By the way, the same keepers of church statistics also tell us very few come to Jesus because they happened into a church service or saw a television program. It works far better to go to them than it does to use gimmicks and entertainment to lure them to us.
Next in the process is baptizing. Initiating people into covenant with God through Jesus Christ in the grace of the Holy Spirit. At some point after we have invited others to meet Jesus the invited make a conscious decision to follow Christ, to leave their old ways and their old lives, and start fresh in the kingdom. Baptism is the covenant initiation into the grace of God through Jesus Christ.
The folks who measure church health tell us we need to be baptizing into the kingdom at least ten percent of our average worship attendance.

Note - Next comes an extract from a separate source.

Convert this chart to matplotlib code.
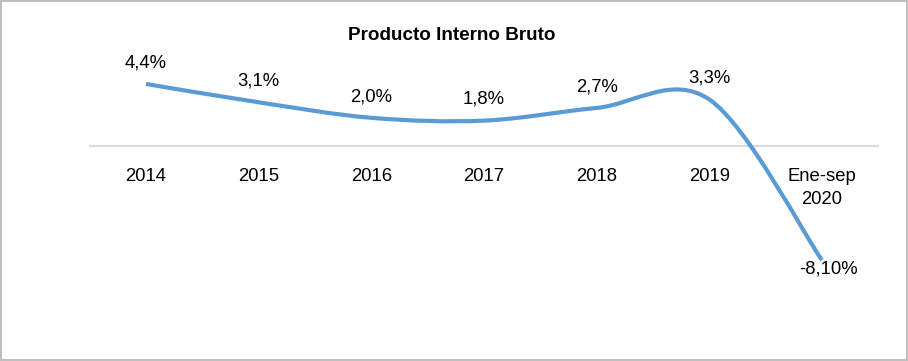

So if our average attendance is 300, we need to be reaching enough people to baptize at least 30 adults into following Jesus through active church membership every year. This does not count infant baptisms.
Once these new Jesus-followers baptized into the church, Jesus said to be continually teaching them his commands. A curriculum of word and sacrament, teaching and formation, centered in the Gospel, needs to be implemented. Bible teaching and preaching; observance of sacraments and creeds; of the church; lyrics of hymns and songs and liturgies and prayers; all should resonate the Gospel of our Lord Jesus Christ.
It is clear Jesus intended for his disciples-turned-apostles to head to the four corners of the earth with the good news of the kingdom. In fact, the word apostle has as its root the idea of one who is sent on a specific mission. The kingdom advances to redeem a fallen world through the blood of Christ and the power of the Holy Spirit.
And go they did. Tradition has it that Andrew wound up in Greece and possibly what is now Russia. James went to Spain, while his brother John journeyed to Ephesus and wound up in the Roman prison at Patmos. Matthew reportedly traveled to Macedonia, Ethiopia, and Persia. Peter itinerated in Turkey before going to Rome where he was crucified. Thomas ventured to India. All of these men gave their lives to gather disciples for Jesus Christ. They went, baptized, and taught.
I am working on the rough draft of an evangelism plan that uses the discipline of the church year, an ancient tradition handed down to us by the early fathers, as a guide for disciple-making on the go in a regular, orderly pattern. Beginning at Pentecost we will hit the streets with targeted, intentional missions designed to gather people into discipleship. We will be on the go, focusing much on what we do outside the church in the community around. Then, beginning with Advent, we plan to tell the Gospel story through the church year as we follow the anticipation, birth, revelation, ministry, passion, death, and resurrection of Jesus through the seasons and liturgies of the church year. Far from dead ritual, these are living reminders of God’s ongoing story: creation/fall--incarnation--re-creation. Constantly moving, constantly going, constantly advancing. The heart of the effort will be to bring people to baptism and instruction, getting them ready to go.
On that mountain in Galilee Jesus commissioned his followers to make disciples – going, baptizing, teaching. He broadened the scope to reach all nations with the good news that God restores through the cross of Jesus and the grace of the Holy Spirit. They went. Now it is our turn. Let us be messengers of that good news. Let’s go!
Grant, O merciful God, that your Church, being gathered together in unity by your Holy Spirit, may show forth your power among all peoples, to the glory of your Name; through Jesus Christ our Lord, who lives and reigns with you and the Holy Spirit, one God, for ever and ever. Amen.